If the prior scene of implicit flirtation and rejection created a series of subtle emotional shifts in Brian, from enticement to disappointment, the bathtub one ratchets up the stakes, taking him from ecstasy to humiliation. John’s expression of full-bodied desire is unprecedented in the film, and his sudden, ravenous initiation of sex sweeps Brian away until John’s equally abrupt exit. Munch leaves Brian alone in the frame, submerged in John’s detritus, left to wonder if the latter’s desire was genuine and his rejection an anxious impulse, or if he decided to test his curiosity and left repulsed.
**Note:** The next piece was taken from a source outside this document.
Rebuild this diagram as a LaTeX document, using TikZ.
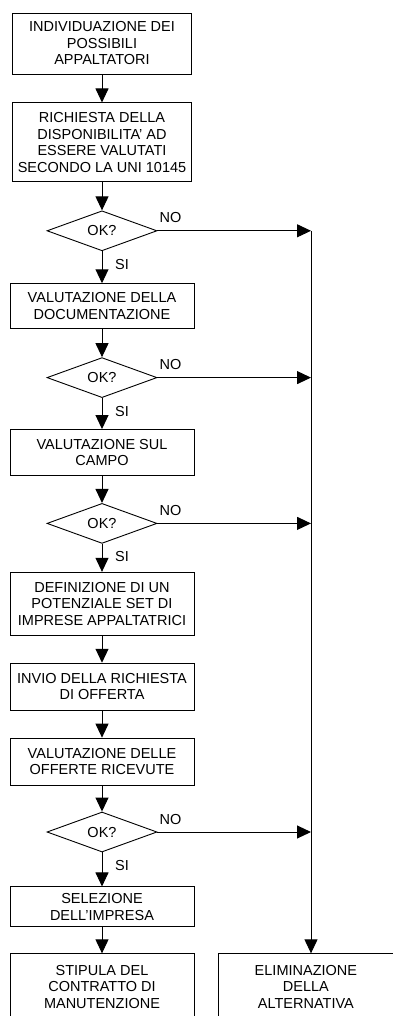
\documentclass[tikz,border=0pt]{standalone}
\usepackage{fontspec}
\setmainfont{Liberation Sans}
\usetikzlibrary{positioning,arrows.meta,shapes.geometric}

\begin{document}
\begin{tikzpicture}[
  font=\fontsize{14.5}{16.5}\selectfont,
  box/.style={draw, align=center, minimum width=184pt, inner ysep=6pt, line width=0.9pt},
  check/.style={draw, diamond, minimum width=110pt, minimum height=40pt, inner sep=0pt, line width=0.9pt},
  arrow/.style={-{Triangle[length=14pt, width=13pt]}, line width=1pt},
  lbl/.style={inner sep=1pt},
  node distance=28pt
]
\useasboundingbox (0,0) rectangle (393pt,-1016pt);

\node[box, minimum width=179pt, minimum height=61pt] (indiv) at (102pt,-43.5pt) {INDIVIDUAZIONE DEI\\POSSIBILI\\APPALTATORI};
\node[box, minimum width=179pt, minimum height=79pt, below=of indiv] (disp) {RICHIESTA DELLA\\DISPONIBILITA' AD\\ESSERE VALUTATI\\SECONDO LA UNI 10145};
\node[check, below=28pt of disp] (ok1) {OK?};
\node[box, minimum height=45pt, below=32pt of ok1] (docum) {VALUTAZIONE DELLA\\DOCUMENTAZIONE};
\node[check, below=28pt of docum] (ok2) {OK?};
\node[box, minimum height=46pt, below=31pt of ok2] (campo) {VALUTAZIONE SUL\\CAMPO};
\node[check, below=27pt of campo] (ok3) {OK?};
\node[box, minimum height=63pt, below=28pt of ok3] (defin) {DEFINIZIONE DI UN\\POTENZIALE SET DI\\IMPRESE APPALTATRICI};
\node[box, minimum height=47pt, below=27pt of defin] (invio) {INVIO DELLA RICHIESTA\\DI OFFERTA};
\node[box, minimum height=47pt, below=27pt of invio] (offer) {VALUTAZIONE DELLE\\OFFERTE RICEVUTE};
\node[check, below=26pt of offer] (ok4) {OK?};
\node[box, minimum height=40pt, below=34pt of ok4] (selez) {SELEZIONE\\DELL'IMPRESA};
\node[box, minimum height=66pt, below=26pt of selez] (stip) {STIPULA DEL\\CONTRATTO DI\\MANUTENZIONE};
\node[box, minimum width=175pt, minimum height=66pt, right=23.5pt of stip] (elim) {ELIMINAZIONE\\DELLA\\ALTERNATIVA};

\coordinate (bus) at (311pt,0);

% main column
\foreach \a/\b in {indiv/disp, disp/ok1, ok1/docum, docum/ok2, ok2/campo, campo/ok3,
  ok3/defin, defin/invio, invio/offer, offer/ok4, ok4/selez, selez/stip}
  \draw[arrow] (\a) -- (\b);

% NO branches
\foreach \d in {ok1,ok2,ok3,ok4} {
  \draw[arrow] (\d.east) -- (\d.east -| bus);
  \node[lbl, anchor=west] (no-\d) at ([shift={(1pt,13pt)}]\d.east) {NO};
  \node[lbl, anchor=west] (si-\d) at ([shift={(12pt,-13pt)}]\d.south) {SI};
}
\draw[arrow] (ok1.east -| bus) -- (bus |- elim.north);
\end{tikzpicture}
\end{document}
The Hours and Times subverts expectations of how a celebrity biopic presents its subject’s sexual and romantic relationships, and this is no more clear than in this brief, pivotal scene. Rather than indicating a pleasurable, indulgent display of lust that may reap equally dramatic consequences later, the film’s only explicit sexual encounter is small-scale and pointedly unsatisfying. It may also be much more recognizable to a viewer: Angus, on a commentary track, noted that a gay friend of his singled the scene out as particularly effective, because he’d had similar sexual encounters with straight men. The price of John’s wavering is Brian’s alienation, a consequence exacerbated by the isolation of fame, but recognizable by many whose sexuality exists on the margins of the dominant culture.
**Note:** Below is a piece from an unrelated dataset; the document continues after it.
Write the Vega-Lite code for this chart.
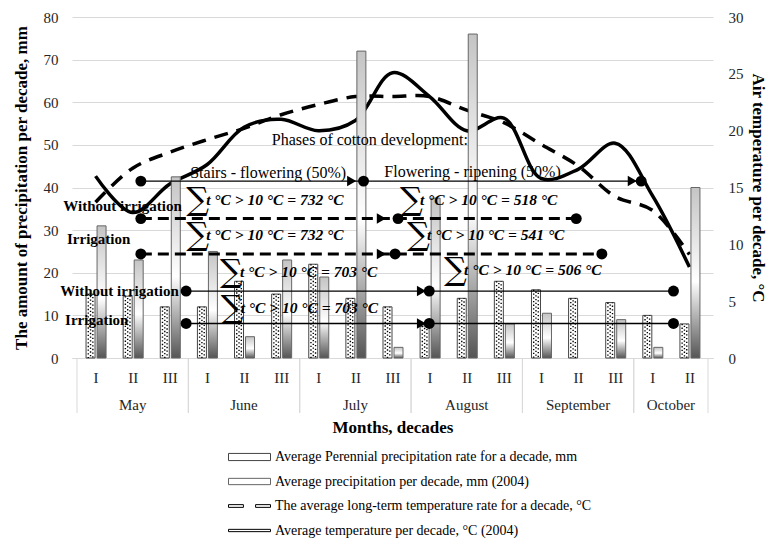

If Munch’s depiction of a sexually frustrating friendship between a gay man and a straight man rings true, his choice to include key historical context of homosexuality’s illegailty adds depth to the depiction. After their botched encounter, Marianne the flight attendant comes to visit John, and Brian decamps to the lobby for a drink. When John joins him, both having cooled down, they make small talk and John asks about the first time Brian was in Barcelona. To this, Brian casually gives a detailed answer including sensitive personal history. While cruising for sex at a public toilet in Liverpool, he was assaulted and robbed, after which his assailant blackmailed him. His family intervened through their lawyer, and while his assailant was sent to prison, Brian was ordered to see a psychiatrist. His family sent him to Barcelona to, allegedly, clear his head. Soon after he returned to England, he says, he saw John perform for the first time.
For a film primarily concerned with moment-to-moment emotional shifts, one that does not over-explain its characters’ lives, Munch’s choice to reveal key backstory for Brian stands apart. (The particular anecdote that Brian shares seems to be an amalgamation of actual experiences Epstein had, including enduring physical assault while cruising public bathrooms). This does not provide a simple explanation for Brian’s attraction to Lennon, nor even of Brian’s general attitude toward queer sexuality. But it does explicitly establish the costs that a gay man would incur for his desires in mid-20th century U.K., where homosexuality was illegal, providing grounds for furtiveness, fear, and isolation. For all the film’s focus on the small-scale twists and turns between a pair of friends, Munch’s inclusion of this monologue asserts the broad political and societal oppression underlying Brian’s experience. If Munch shows the value of recentering a marginalized individual by making Brian the protagonist of The Hours and Times, he also shows the value of interrogating the socio-political roots of marginalization by giving voice to the precarity and punishment experienced by sexual minorities that Epstein himself navigated.
If The Hours and Times didn’t necessarily teach me about the Beatles, or even really about the life of John Lennon, it did provide me with new frameworks for thinking about how film can engage with celebrities’ sexual and romantic lives. Other films I’ve seen that approach this topic—ranging from the highly speculative glam-rock fantasia Velvet Goldmine to the fairly by-the-book Elton John biopic Rocketman—foreground ilicitude, extravagance, and operatic conflict in their subjects’ sex lives, and present the specter of fame as inextricable from how they experience and express sexuality. The Hours and Times zigs where other rock-star biopics zag, choosing to explore the experience of a man who orbits fame instead of standing in its spotlight, and whose sexual encounters with his iconic object of desire veer on anticlimactic. Even a potential fulfillment of Brian’s desire is left ambiguous and unstressed: late in the film, Brian rises from a bed that he’s apparently shared with John, who remains asleep, leaving the viewer unsure as to whether the two have had sex. Even if they had, it marks a return to the first scene on the plane; with Brian awake and John asleep, the two are fundamentally separate from one another, no matter how close they may get.
Watching this subtle film had an appropriately subtle effect on me: I was intrigued on my first watch and moved on my second, as the delicate contours of the central relationship revealed new colors, and as Brian’s unfulfilled desire and melancholy burrowed their way into me. The film’s speculation on the life of a rock star, instead of serving as an end in and of itself, is a jumping-off point to explore the inner life of a gay man, who, while living closer to the center of mass culture than most of us ever approach, is unsteady in his personal relationships and persecuted in the eyes of the law. The inspiration for the film’s title, Shakespeare’s 57th sonnet, suggests the emotional core of the film:
Being your slave, what should I do but tend
Upon the hours and times of your desire?
I have no precious time at all to spend,
Nor services to do, till you require.
Using the highly specific milieu of burgeoning rock stardom, in the even more specific realm of an actual vacation taken by Brian Epstein and John Lennon, Munch leads the viewer to reflect on what we want from others, what we’ll do to obtain it, and what stops us from seeing these desires realized. Munch’s speculation becomes, rather than a window with which to view a particular interpretation of cultural events and individuals, a cracked-open door with which we can examine our own desires and the unspoken desires of others.